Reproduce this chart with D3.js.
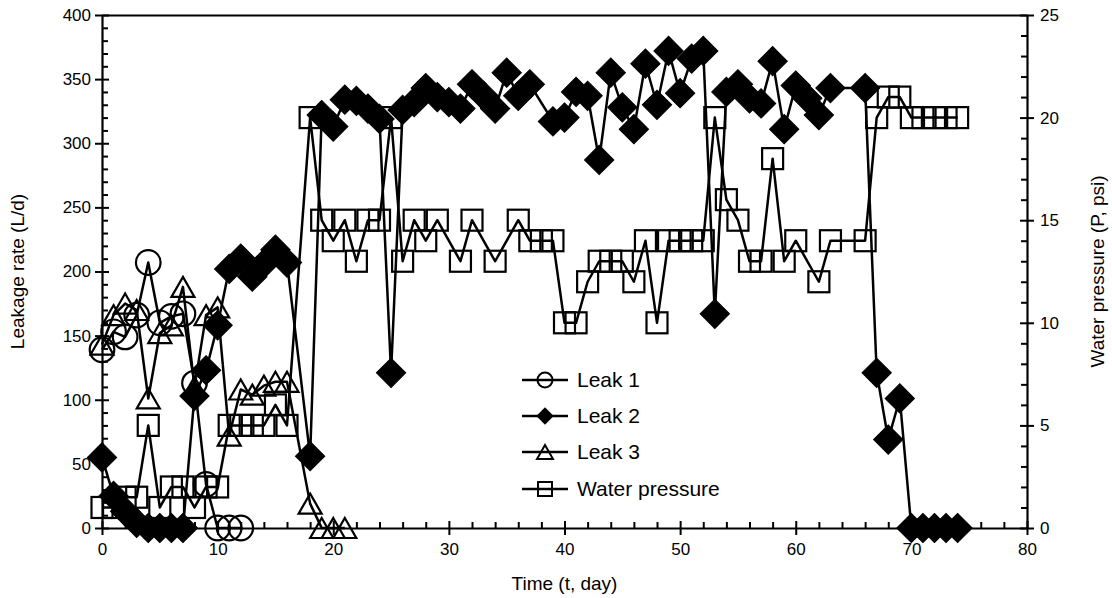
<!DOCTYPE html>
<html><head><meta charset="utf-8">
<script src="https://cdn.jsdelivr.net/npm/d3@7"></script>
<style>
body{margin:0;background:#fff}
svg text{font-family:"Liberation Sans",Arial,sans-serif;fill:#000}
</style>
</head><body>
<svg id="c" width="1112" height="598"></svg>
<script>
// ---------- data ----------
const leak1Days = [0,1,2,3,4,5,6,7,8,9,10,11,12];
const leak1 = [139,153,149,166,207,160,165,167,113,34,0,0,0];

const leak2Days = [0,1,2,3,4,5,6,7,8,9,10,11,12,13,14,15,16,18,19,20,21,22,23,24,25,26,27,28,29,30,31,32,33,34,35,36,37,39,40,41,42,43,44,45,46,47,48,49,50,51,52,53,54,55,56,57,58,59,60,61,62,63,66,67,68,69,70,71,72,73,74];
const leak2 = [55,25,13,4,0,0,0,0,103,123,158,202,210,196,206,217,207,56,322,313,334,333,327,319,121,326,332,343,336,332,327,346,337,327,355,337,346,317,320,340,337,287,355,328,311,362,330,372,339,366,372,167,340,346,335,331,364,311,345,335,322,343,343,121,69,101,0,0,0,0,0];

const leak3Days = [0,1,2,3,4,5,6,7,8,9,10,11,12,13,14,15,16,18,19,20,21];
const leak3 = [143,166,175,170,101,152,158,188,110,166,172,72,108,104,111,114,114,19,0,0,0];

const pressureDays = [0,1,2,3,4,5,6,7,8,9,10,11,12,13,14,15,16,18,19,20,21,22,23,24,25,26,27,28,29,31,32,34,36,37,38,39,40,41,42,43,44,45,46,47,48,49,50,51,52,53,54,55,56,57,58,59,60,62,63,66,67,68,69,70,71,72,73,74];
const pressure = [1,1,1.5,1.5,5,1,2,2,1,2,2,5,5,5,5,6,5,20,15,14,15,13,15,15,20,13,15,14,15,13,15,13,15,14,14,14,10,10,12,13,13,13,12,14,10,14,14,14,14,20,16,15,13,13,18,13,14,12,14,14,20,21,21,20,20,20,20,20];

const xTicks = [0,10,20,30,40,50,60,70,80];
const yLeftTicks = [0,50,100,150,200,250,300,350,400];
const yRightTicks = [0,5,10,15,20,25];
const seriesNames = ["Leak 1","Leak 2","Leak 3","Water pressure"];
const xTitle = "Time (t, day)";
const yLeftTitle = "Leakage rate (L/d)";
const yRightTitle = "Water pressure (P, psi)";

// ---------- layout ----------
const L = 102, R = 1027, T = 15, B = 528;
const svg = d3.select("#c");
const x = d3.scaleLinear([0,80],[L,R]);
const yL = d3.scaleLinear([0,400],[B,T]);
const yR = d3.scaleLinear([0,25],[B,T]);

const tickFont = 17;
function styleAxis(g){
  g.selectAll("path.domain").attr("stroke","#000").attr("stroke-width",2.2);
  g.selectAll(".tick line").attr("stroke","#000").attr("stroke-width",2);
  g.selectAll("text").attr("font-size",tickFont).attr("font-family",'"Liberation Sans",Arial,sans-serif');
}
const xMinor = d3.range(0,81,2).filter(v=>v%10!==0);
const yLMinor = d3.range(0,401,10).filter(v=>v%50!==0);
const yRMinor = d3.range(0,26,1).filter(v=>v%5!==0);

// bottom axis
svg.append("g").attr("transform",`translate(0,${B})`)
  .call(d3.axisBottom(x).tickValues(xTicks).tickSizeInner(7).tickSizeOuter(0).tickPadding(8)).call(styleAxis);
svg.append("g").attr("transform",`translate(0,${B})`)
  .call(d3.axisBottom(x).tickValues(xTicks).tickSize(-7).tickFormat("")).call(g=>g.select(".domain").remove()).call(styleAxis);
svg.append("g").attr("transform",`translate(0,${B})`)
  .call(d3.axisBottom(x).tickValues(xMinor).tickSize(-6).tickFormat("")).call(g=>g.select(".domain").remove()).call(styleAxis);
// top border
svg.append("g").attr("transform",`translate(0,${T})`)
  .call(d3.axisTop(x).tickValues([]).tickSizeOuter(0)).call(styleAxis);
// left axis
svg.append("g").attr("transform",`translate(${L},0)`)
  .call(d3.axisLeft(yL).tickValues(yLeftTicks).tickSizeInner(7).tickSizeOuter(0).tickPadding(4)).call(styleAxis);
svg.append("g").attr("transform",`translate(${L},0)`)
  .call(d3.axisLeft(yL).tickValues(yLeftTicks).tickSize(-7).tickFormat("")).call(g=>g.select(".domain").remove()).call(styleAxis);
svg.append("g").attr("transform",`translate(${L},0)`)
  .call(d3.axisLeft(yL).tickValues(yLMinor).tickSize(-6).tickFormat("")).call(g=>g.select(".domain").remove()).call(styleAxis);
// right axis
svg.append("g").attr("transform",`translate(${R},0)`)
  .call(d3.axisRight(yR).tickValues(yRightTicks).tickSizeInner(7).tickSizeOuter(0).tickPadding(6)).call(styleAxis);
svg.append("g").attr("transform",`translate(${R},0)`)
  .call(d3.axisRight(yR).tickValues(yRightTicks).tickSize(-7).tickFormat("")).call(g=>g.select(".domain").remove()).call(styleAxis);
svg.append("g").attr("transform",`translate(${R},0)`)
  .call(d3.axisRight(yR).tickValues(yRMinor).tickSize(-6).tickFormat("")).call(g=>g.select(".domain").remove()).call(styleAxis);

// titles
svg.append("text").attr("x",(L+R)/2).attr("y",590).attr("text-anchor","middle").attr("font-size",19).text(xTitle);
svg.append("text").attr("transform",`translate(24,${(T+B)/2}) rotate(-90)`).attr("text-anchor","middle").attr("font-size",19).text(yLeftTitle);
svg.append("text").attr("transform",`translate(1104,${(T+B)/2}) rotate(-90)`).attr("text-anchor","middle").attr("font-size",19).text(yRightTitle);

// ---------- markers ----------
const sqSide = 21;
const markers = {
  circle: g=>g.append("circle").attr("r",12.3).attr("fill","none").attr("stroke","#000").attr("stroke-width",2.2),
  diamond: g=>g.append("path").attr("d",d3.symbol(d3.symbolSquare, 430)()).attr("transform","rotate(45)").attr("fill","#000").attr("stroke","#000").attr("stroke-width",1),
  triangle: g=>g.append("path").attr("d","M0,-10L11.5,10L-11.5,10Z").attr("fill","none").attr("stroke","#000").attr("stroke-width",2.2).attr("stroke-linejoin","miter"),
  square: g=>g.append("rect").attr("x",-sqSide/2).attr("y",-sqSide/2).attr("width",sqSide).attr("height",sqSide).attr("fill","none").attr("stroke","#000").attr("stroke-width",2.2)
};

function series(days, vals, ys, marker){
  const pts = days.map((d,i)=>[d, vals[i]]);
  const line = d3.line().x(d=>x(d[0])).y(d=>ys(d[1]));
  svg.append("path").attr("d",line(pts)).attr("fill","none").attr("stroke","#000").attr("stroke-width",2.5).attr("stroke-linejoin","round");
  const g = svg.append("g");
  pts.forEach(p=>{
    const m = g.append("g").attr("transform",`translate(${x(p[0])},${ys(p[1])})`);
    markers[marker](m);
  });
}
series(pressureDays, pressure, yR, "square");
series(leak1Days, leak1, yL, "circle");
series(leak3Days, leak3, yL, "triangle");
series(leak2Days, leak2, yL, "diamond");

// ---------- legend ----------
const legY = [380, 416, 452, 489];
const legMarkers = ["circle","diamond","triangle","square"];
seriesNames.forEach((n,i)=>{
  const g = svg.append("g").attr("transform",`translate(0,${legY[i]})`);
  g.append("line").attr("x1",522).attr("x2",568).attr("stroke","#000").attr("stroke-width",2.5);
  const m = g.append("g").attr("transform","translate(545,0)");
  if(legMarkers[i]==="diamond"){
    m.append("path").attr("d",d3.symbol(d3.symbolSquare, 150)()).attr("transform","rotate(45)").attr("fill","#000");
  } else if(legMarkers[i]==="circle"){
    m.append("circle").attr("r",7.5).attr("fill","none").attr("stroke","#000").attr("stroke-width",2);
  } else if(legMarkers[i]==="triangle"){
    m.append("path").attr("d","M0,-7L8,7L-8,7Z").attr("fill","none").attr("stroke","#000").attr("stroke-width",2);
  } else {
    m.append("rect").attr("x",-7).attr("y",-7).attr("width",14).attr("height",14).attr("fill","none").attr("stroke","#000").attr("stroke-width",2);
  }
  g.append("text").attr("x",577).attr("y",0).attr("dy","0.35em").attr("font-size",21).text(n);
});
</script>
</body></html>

==========

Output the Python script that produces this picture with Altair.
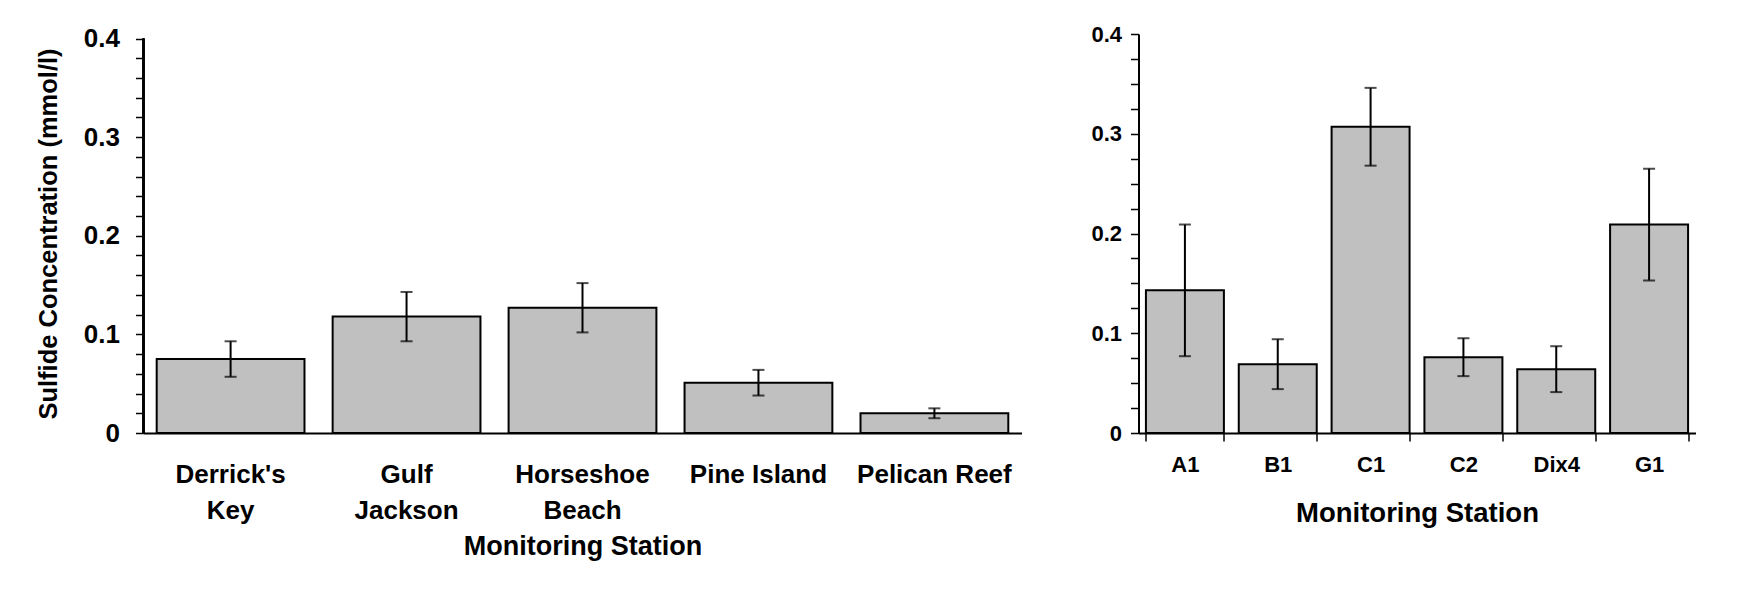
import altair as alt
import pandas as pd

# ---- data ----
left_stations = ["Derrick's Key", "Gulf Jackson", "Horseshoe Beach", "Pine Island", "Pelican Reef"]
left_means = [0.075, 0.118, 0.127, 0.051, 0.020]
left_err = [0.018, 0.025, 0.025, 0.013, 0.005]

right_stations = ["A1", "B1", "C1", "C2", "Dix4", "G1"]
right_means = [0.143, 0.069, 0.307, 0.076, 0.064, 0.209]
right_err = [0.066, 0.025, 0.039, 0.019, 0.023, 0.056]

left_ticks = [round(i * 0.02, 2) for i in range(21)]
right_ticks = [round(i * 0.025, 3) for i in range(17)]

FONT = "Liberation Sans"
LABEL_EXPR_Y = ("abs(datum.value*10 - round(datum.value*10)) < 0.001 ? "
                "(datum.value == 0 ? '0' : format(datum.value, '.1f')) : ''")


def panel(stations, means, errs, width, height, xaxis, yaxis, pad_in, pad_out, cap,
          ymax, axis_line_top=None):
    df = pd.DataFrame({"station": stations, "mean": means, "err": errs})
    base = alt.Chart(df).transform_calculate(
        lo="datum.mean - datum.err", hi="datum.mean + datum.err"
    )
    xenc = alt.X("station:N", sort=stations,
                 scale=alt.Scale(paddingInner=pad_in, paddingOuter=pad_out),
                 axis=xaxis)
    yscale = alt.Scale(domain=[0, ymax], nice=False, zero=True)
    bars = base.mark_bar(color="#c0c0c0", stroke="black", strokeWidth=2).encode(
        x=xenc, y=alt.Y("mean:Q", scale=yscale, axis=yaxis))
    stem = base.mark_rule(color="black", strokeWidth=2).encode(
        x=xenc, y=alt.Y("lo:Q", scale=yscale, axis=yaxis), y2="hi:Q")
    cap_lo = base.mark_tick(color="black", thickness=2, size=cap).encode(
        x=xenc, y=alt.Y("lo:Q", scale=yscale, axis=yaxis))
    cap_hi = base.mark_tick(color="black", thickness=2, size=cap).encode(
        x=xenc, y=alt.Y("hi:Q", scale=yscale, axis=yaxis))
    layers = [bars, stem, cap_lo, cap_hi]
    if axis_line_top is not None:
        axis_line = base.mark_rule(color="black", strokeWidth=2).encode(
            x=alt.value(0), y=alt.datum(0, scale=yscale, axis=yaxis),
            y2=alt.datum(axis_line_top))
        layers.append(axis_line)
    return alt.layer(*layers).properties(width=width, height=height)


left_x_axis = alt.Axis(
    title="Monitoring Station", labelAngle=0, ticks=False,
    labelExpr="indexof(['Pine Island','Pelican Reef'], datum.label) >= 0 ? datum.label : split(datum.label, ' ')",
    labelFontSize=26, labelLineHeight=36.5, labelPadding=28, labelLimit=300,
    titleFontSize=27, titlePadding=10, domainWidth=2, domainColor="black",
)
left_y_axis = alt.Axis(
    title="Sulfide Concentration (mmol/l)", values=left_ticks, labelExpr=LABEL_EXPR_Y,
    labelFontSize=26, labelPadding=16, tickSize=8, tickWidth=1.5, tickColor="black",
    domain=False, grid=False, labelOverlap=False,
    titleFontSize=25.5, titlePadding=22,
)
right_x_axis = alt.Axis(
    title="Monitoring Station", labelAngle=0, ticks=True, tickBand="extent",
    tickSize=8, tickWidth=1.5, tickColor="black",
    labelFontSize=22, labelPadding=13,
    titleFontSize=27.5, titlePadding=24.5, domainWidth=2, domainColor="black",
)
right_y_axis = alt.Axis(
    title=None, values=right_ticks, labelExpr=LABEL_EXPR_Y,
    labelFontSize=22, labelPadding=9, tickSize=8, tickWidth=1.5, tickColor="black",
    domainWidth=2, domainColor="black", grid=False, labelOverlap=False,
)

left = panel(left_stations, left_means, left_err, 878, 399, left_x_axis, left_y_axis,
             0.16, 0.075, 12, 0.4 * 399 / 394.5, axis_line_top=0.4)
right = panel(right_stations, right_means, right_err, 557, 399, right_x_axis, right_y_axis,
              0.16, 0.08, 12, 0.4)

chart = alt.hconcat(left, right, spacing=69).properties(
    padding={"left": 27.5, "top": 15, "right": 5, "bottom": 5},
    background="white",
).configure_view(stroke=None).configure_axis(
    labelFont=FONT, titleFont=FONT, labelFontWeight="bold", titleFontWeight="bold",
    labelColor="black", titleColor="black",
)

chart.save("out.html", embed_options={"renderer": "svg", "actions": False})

==========

Instructions for the task
Without the pictures, give again exactly the lines above starting at the line containing "Output the Python" and ending at the line containing "import pandas as pd".

Reply
Output the Python script that produces this picture with Altair.
import altair as alt
import pandas as pd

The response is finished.